DO THIS: Copy out all the lines exactly. Omit pictures.
______
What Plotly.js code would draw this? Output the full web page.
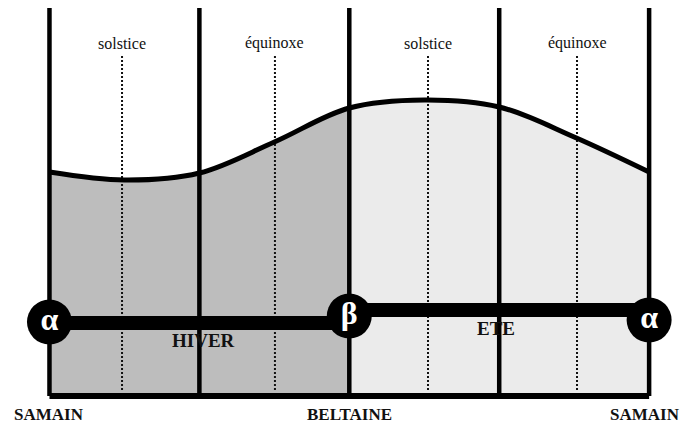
<!DOCTYPE html>
<html>
<head>
<meta charset="utf-8">
<script src="https://cdn.plot.ly/plotly-3.0.1.min.js"></script>
<style>html,body{margin:0;padding:0;background:#fff;}#chart{width:680px;height:423px;}</style>
</head>
<body>
<div id="chart"></div>
<script>
// Season positions (quarters of the year) and curve heights
const curveX = [0, 0.5, 1, 1.5, 2, 2.5, 3, 3.5, 4];
const curveY = [224, 216, 223, 254, 288, 296, 289, 259, 224];
const winterX = [0, 0.5, 1, 1.5, 2];
const winterY = [224, 216, 223, 254, 288];
const summerX = [2, 2.5, 3, 3.5, 4];
const summerY = [288, 296, 289, 259, 224];

const dividerX = [0, 1, 2, 3, 4];
const dividerTop = 388;
const midX = [0.484, 1.504, 2.525, 3.519];
const midLabels = ["solstice", "équinoxe", "solstice", "équinoxe"];
const midTop = 342, midBottom = 6, midLabelY = 353;

const winterBarX = [0, 2], winterBarY = [73, 73];
const summerBarX = [2, 4], summerBarY = [86, 86];

const nodeX = [0, 2, 4];
const nodeY = [74, 80, 76];
const nodeLabels = ["α", "β", "α"];

const seasonLabels = ["HIVER", "ETE"];
const seasonX = [1.03, 2.98];
const seasonY = [56, 68];

const feastLabels = ["SAMAIN", "BELTAINE", "SAMAIN"];
const feastX = [0, 2.0, 3.97];
const feastY = -18;

const serif = "Liberation Serif";
const traces = [];

traces.push({x: winterX, y: winterY, mode: 'lines', line: {shape: 'spline', width: 0, color: 'rgba(0,0,0,0)'},
  fill: 'tozeroy', fillcolor: '#bdbdbd', hoverinfo: 'skip'});
traces.push({x: summerX, y: summerY, mode: 'lines', line: {shape: 'spline', width: 0, color: 'rgba(0,0,0,0)'},
  fill: 'tozeroy', fillcolor: '#ebebeb', hoverinfo: 'skip'});

midX.forEach(function (mx) {
  traces.push({x: [mx, mx], y: [midBottom, midTop], mode: 'lines',
    line: {color: '#111', width: 2, dash: '2px,2px'}, hoverinfo: 'skip'});
});

dividerX.forEach(function (dx) {
  traces.push({x: [dx, dx], y: [0, dividerTop], mode: 'lines',
    line: {color: '#000', width: 4.5}, hoverinfo: 'skip'});
});

traces.push({x: [dividerX[0], dividerX[4]], y: [0, 0], mode: 'lines',
  line: {color: '#000', width: 6}, hoverinfo: 'skip'});

traces.push({x: curveX, y: curveY, mode: 'lines', line: {shape: 'spline', width: 5, color: '#000'}, hoverinfo: 'skip'});

traces.push({x: winterBarX, y: winterBarY, mode: 'lines', line: {width: 14, color: '#000'}, hoverinfo: 'skip'});
traces.push({x: summerBarX, y: summerBarY, mode: 'lines', line: {width: 14, color: '#000'}, hoverinfo: 'skip'});

traces.push({x: nodeX, y: nodeY, mode: 'markers+text', text: nodeLabels, textposition: 'middle center',
  textfont: {family: serif, size: 32, color: '#fff', weight: 'bold'},
  marker: {size: 45, color: '#000', line: {width: 0}}, cliponaxis: false, hoverinfo: 'skip'});

const annotations = [];
midX.forEach(function (mx, i) {
  annotations.push({x: mx, y: midLabelY, xref: 'x', yref: 'y', text: midLabels[i], showarrow: false,
    font: {family: serif, size: 16, color: '#111'}});
});
seasonLabels.forEach(function (s, i) {
  annotations.push({x: seasonX[i], y: seasonY[i], xref: 'x', yref: 'y', text: '<b>' + s + '</b>', showarrow: false,
    font: {family: serif, size: 19, color: '#111'}});
});
feastLabels.forEach(function (s, i) {
  annotations.push({x: feastX[i], y: feastY, xref: 'x', yref: 'y', text: '<b>' + s + '</b>', showarrow: false,
    font: {family: serif, size: 17, color: '#111'}});
});

const layout = {
  width: 680, height: 423,
  margin: {l: 0, r: 0, t: 0, b: 0, pad: 0},
  paper_bgcolor: '#fff', plot_bgcolor: '#fff',
  showlegend: false,
  font: {family: serif},
  xaxis: {range: [-0.330, 4.206], visible: false, fixedrange: true},
  yaxis: {range: [-27, 396], visible: false, fixedrange: true},
  annotations: annotations
};

Plotly.newPlot('chart', traces, layout, {staticPlot: true, displayModeBar: false});
</script>
</body>
</html>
______
REPLY TO THE EXERCISE:
What Plotly.js code would draw this? Output the full web page.
<!DOCTYPE html>
<html>
<head>
<meta charset="utf-8">
<script src="https://cdn.plot.ly/plotly-3.0.1.min.js"></script>
<style>html,body{margin:0;padding:0;background:#fff;}#chart{width:680px;height:423px;}</style>
</head>
<body>
<div id="chart"></div>
<script>
// Season positions (quarters of the year) and curve heights
const curveX = [0, 0.5, 1, 1.5, 2, 2.5, 3, 3.5, 4];
const curveY = [224, 216, 223, 254, 288, 296, 289, 259, 224];
const winterX = [0, 0.5, 1, 1.5, 2];
const winterY = [224, 216, 223, 254, 288];
const summerX = [2, 2.5, 3, 3.5, 4];
const summerY = [288, 296, 289, 259, 224];

const dividerX = [0, 1, 2, 3, 4];
const dividerTop = 388;
const midX = [0.484, 1.504, 2.525, 3.519];
const midLabels = ["solstice", "équinoxe", "solstice", "équinoxe"];
const midTop = 342, midBottom = 6, midLabelY = 353;

const winterBarX = [0, 2], winterBarY = [73, 73];
const summerBarX = [2, 4], summerBarY = [86, 86];

const nodeX = [0, 2, 4];
const nodeY = [74, 80, 76];
const nodeLabels = ["α", "β", "α"];

const seasonLabels = ["HIVER", "ETE"];
const seasonX = [1.03, 2.98];
const seasonY = [56, 68];

const feastLabels = ["SAMAIN", "BELTAINE", "SAMAIN"];
const feastX = [0, 2.0, 3.97];
const feastY = -18;

const serif = "Liberation Serif";
const traces = [];

traces.push({x: winterX, y: winterY, mode: 'lines', line: {shape: 'spline', width: 0, color: 'rgba(0,0,0,0)'},
  fill: 'tozeroy', fillcolor: '#bdbdbd', hoverinfo: 'skip'});
traces.push({x: summerX, y: summerY, mode: 'lines', line: {shape: 'spline', width: 0, color: 'rgba(0,0,0,0)'},
  fill: 'tozeroy', fillcolor: '#ebebeb', hoverinfo: 'skip'});

midX.forEach(function (mx) {
  traces.push({x: [mx, mx], y: [midBottom, midTop], mode: 'lines',
    line: {color: '#111', width: 2, dash: '2px,2px'}, hoverinfo: 'skip'});
});

dividerX.forEach(function (dx) {
  traces.push({x: [dx, dx], y: [0, dividerTop], mode: 'lines',
    line: {color: '#000', width: 4.5}, hoverinfo: 'skip'});
});

traces.push({x: [dividerX[0], dividerX[4]], y: [0, 0], mode: 'lines',
  line: {color: '#000', width: 6}, hoverinfo: 'skip'});

traces.push({x: curveX, y: curveY, mode: 'lines', line: {shape: 'spline', width: 5, color: '#000'}, hoverinfo: 'skip'});

traces.push({x: winterBarX, y: winterBarY, mode: 'lines', line: {width: 14, color: '#000'}, hoverinfo: 'skip'});
traces.push({x: summerBarX, y: summerBarY, mode: 'lines', line: {width: 14, color: '#000'}, hoverinfo: 'skip'});

traces.push({x: nodeX, y: nodeY, mode: 'markers+text', text: nodeLabels, textposition: 'middle center',
  textfont: {family: serif, size: 32, color: '#fff', weight: 'bold'},
  marker: {size: 45, color: '#000', line: {width: 0}}, cliponaxis: false, hoverinfo: 'skip'});

const annotations = [];
midX.forEach(function (mx, i) {
  annotations.push({x: mx, y: midLabelY, xref: 'x', yref: 'y', text: midLabels[i], showarrow: false,
    font: {family: serif, size: 16, color: '#111'}});
});
seasonLabels.forEach(function (s, i) {
  annotations.push({x: seasonX[i], y: seasonY[i], xref: 'x', yref: 'y', text: '<b>' + s + '</b>', showarrow: false,
    font: {family: serif, size: 19, color: '#111'}});
});
feastLabels.forEach(function (s, i) {
  annotations.push({x: feastX[i], y: feastY, xref: 'x', yref: 'y', text: '<b>' + s + '</b>', showarrow: false,
    font: {family: serif, size: 17, color: '#111'}});
});

const layout = {
  width: 680, height: 423,
  margin: {l: 0, r: 0, t: 0, b: 0, pad: 0},
  paper_bgcolor: '#fff', plot_bgcolor: '#fff',
  showlegend: false,
  font: {family: serif},
  xaxis: {range: [-0.330, 4.206], visible: false, fixedrange: true},
  yaxis: {range: [-27, 396], visible: false, fixedrange: true},
  annotations: annotations
};

Plotly.newPlot('chart', traces, layout, {staticPlot: true, displayModeBar: false});
</script>
</body>
</html>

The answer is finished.